Whatever happens geopolitically, a generation of parasites, the Baby Boomers, have sucked away the future for young people, unless radical social change occurs. For example, a combination of economics, and mass immigration has mean that most of our young will never, on the business as usual scenario own a house:
  http://www.bbc.com/news/business-43788537 

“Up to a third of young people face living in private rented accommodation all their lives, a new report by the Resolution Foundation has found. The think tank said 40% of “millennials” - those born between 1980 and 1996 - were living in rented housing by the age of 30. That was twice as many as “generation X” - those born between 1965 and 1980. The government said it was already putting policies in place to improve the housing market. The Foundation’s Home Improvements report said “generation rent” needed much more help. It called for more affordable homes for first-time buyers to be built, as well as better protection for those who rent. Although renting is often a reasonable choice for people who have few ties, the private rented sector is “far less fit for purpose” for those with children because of a lack of security. The report reveals that a record 1.8 million families with children rent privately, up from 600,000 15 years ago.”

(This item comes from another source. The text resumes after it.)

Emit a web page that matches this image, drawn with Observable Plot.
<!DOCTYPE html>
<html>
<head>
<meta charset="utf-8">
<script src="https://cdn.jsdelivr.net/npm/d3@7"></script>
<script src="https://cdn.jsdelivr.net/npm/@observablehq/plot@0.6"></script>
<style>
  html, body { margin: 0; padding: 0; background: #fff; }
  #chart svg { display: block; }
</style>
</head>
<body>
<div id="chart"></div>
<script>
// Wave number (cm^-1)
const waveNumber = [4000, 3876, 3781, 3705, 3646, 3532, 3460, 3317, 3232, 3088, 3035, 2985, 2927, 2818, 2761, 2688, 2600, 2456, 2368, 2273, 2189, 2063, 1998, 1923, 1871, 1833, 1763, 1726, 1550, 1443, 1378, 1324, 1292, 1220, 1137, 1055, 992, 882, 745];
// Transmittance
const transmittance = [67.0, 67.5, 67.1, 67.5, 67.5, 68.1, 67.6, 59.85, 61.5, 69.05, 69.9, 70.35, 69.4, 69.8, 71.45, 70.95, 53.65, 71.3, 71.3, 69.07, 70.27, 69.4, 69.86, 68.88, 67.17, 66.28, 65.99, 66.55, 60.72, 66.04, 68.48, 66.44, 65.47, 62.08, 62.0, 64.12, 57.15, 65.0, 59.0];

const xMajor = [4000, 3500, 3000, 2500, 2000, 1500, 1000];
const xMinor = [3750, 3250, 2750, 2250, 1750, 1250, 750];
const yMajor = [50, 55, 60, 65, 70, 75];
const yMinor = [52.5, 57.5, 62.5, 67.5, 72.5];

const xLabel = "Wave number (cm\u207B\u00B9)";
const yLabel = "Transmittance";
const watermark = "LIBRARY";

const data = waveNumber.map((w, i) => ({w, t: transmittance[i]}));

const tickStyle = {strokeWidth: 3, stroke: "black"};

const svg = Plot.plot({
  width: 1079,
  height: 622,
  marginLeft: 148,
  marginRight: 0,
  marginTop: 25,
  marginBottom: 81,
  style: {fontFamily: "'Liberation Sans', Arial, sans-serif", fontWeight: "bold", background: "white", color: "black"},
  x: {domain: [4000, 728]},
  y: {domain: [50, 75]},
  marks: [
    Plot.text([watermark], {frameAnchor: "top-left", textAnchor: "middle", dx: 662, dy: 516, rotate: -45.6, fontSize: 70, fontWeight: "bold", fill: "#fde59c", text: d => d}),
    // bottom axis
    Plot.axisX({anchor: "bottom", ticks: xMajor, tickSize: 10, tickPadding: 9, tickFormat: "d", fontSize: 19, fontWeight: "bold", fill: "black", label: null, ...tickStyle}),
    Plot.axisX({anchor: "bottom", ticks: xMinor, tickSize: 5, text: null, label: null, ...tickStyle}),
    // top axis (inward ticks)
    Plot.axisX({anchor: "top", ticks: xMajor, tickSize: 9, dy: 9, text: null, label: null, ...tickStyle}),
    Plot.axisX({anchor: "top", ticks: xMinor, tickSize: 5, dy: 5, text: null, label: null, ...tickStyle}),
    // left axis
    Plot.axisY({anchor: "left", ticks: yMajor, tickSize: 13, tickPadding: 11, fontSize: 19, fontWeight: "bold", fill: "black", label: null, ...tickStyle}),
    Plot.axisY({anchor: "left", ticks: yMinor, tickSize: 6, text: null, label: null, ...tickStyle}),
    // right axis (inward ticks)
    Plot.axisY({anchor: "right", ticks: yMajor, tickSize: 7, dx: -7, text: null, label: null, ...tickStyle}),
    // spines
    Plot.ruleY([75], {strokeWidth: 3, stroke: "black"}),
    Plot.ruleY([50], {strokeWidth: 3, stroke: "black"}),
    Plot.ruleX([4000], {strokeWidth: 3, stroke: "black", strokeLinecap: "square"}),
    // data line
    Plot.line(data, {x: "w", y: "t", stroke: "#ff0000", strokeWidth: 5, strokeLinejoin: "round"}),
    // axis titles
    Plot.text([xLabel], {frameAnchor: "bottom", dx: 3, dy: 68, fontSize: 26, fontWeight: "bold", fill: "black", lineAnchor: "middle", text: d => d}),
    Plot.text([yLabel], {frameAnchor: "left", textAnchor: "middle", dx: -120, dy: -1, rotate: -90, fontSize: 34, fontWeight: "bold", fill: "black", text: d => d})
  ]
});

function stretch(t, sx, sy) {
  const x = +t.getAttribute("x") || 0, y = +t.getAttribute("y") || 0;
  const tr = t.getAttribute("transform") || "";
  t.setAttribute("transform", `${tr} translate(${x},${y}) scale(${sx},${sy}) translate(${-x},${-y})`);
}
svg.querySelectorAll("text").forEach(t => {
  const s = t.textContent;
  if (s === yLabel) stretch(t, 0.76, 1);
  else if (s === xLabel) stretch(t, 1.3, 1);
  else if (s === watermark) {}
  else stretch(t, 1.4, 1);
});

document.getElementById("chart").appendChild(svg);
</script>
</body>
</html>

     That is Britain, but the same story is seen in Australia, and more so, with China’s real estate buy ups, combined with mass immigration. This should have been seen in the post-world War II era as a bigger threat than communism, but there was little resistance to the creation of a migrant nation, which is now almost unstoppable. Of course it is going to crash. One major crisis which turns off the oil will end the experiment of modern Australia overnight:
  https://thenewdaily.com.au/money/finance-news/2018/04/17/australia-fuel-reserves/

Turning and turning in the widening gyre
The falcon cannot hear the falconer;
Things fall apart; the centre cannot hold;
Mere anarchy is loosed upon the world,
The blood-dimmed tide is loosed, and everywhere
The ceremony of innocence is drowned;
The best lack all conviction, while the worst
Are full of passionate intensity.

W. B. Yeats, “The Second Coming”

     The Mad Max reference is from the mainstream media, not specifically me, but I concur.
  http://www.shtfplan.com/headline-news/syrian-conflict-australia-could-run-out-of-fuel-in-43-days-would-be-mad-max-world_04162018

     What better way to go out than with a poem by a great English romantic  poet:

William Wordsworth, “The World is Too Much with Us”

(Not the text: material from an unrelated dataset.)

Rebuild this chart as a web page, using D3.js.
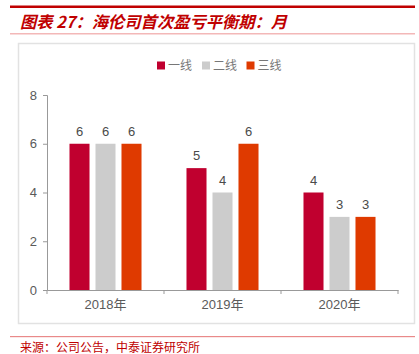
<!DOCTYPE html>
<html>
<head>
<meta charset="utf-8">
<script src="https://cdn.jsdelivr.net/npm/d3@7"></script>
<style>
  body { margin: 0; background: #fff; }
  text { font-family: "Liberation Sans", "Noto Sans CJK SC", sans-serif; }
</style>
</head>
<body>
<div id="chart"></div>
<script>
const WIDTH = 419, HEIGHT = 354;

var years = ["2018年", "2019年", "2020年"];
var series = ["一线", "二线", "三线"];
var tier1 = [6, 5, 4];
var tier2 = [6, 4, 3];
var tier3 = [6, 6, 3];
var yTicks = [0, 2, 4, 6, 8];
var colors = ["#c0002f", "#cccccc", "#df3a00"];

var values = [tier1, tier2, tier3];

var svg = d3.select("#chart").append("svg")
    .attr("width", WIDTH)
    .attr("height", HEIGHT);

// header / footer rules
svg.append("rect").attr("x", 10).attr("y", 5.5).attr("width", 405).attr("height", 2.5).attr("fill", "#c00000");
svg.append("rect").attr("x", 10).attr("y", 33).attr("width", 405).attr("height", 1.5).attr("fill", "#f3b8b8");
svg.append("text")
    .attr("x", 20).attr("y", 28)
    .attr("fill", "#c00000")
    .style("font-family", "'Noto Sans CJK SC', sans-serif")
    .style("font-size", "16.3px")
    .style("font-style", "italic")
    .style("font-weight", "bold")
    .text("图表 27：海伦司首次盈亏平衡期：月");

svg.append("rect")
    .attr("x", 18.5).attr("y", 43.5).attr("width", 396).attr("height", 280)
    .attr("fill", "none").attr("stroke", "#e2e2e2").attr("stroke-width", 1.5);

svg.append("rect").attr("x", 10).attr("y", 336).attr("width", 405).attr("height", 1.2).attr("fill", "#e98a8a");
svg.append("text")
    .attr("x", 20).attr("y", 352)
    .attr("fill", "#c00000")
    .style("font-family", "'Noto Sans CJK SC', sans-serif")
    .style("font-size", "12px")
    .text("来源：公司公告，中泰证券研究所");

// scales
var x = d3.scaleBand().domain(years).range([47, 398]);
var xInner = d3.scaleBand().domain(series).range([0, x.bandwidth()])
    .paddingInner(0.23).paddingOuter(0.865);
var y = d3.scaleLinear().domain([0, 8]).range([290, 95]);

// axes
var yAxis = svg.append("g")
    .attr("transform", "translate(47,0)")
    .call(d3.axisLeft(y).tickValues(yTicks).tickSize(4).tickPadding(6));
var xAxis = svg.append("g")
    .attr("transform", "translate(0,290)")
    .call(d3.axisBottom(x).tickSize(0).tickPadding(10));

[yAxis, xAxis].forEach(function (g) {
    g.select(".domain").attr("stroke", "#999");
    g.selectAll(".tick line").attr("stroke", "#999");
    g.selectAll(".tick text").attr("fill", "#5a5a5a").style("font-size", "13px");
});

// x ticks at band boundaries
svg.append("g").selectAll("line")
    .data(years.concat([null]))
    .enter().append("line")
    .attr("x1", function (d, i) { return x.range()[0] + i * x.step(); })
    .attr("x2", function (d, i) { return x.range()[0] + i * x.step(); })
    .attr("y1", 290).attr("y2", 294)
    .attr("stroke", "#999");

// bars
var groups = svg.append("g").selectAll("g")
    .data(years)
    .enter().append("g")
    .attr("transform", function (d) { return "translate(" + x(d) + ",0)"; });

groups.selectAll("rect")
    .data(function (d, i) { return series.map(function (s, j) { return { s: s, v: values[j][i], c: colors[j] }; }); })
    .enter().append("rect")
    .attr("x", function (d) { return xInner(d.s); })
    .attr("y", function (d) { return y(d.v); })
    .attr("width", xInner.bandwidth())
    .attr("height", function (d) { return y(0) - y(d.v); })
    .attr("fill", function (d) { return d.c; });

groups.selectAll("text")
    .data(function (d, i) { return series.map(function (s, j) { return { s: s, v: values[j][i] }; }); })
    .enter().append("text")
    .attr("x", function (d) { return xInner(d.s) + xInner.bandwidth() / 2; })
    .attr("y", function (d) { return y(d.v) - 8; })
    .attr("text-anchor", "middle")
    .attr("fill", "#4a4a4a")
    .style("font-size", "13px")
    .text(function (d) { return d.v; });

// legend
var legendX = [157, 202, 246.5];
var legend = svg.append("g").selectAll("g")
    .data(series)
    .enter().append("g")
    .attr("transform", function (d, i) { return "translate(" + legendX[i] + ",61.5)"; });
legend.append("rect").attr("width", 8).attr("height", 8)
    .attr("fill", function (d, i) { return colors[i]; });
legend.append("text")
    .attr("x", 11).attr("y", 8.5)
    .attr("fill", "#777")
    .style("font-family", "'Noto Sans CJK SC', sans-serif")
    .style("font-size", "12px")
    .text(function (d) { return d; });
</script>
</body>
</html>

The world is too much with us; late and soon,
Getting and spending, we lay waste our powers;
Little we see in Nature that is ours;
We have given our hearts away, a sordid boon!
This Sea that bares her bosom to the moon;
The winds that will be howling at all hours,
And are up-gathered now like sleeping flowers,
For this, for everything, we are out of tune;
It moves us not.—Great God! I’d rather be
A pagan suckled in a creed outworn;
So might I, standing on this pleasant lea,
Have glimpses that would make me less forlorn;
Have sight of Proteus rising from the sea;
Or hear old Triton blow his wreathèd horn.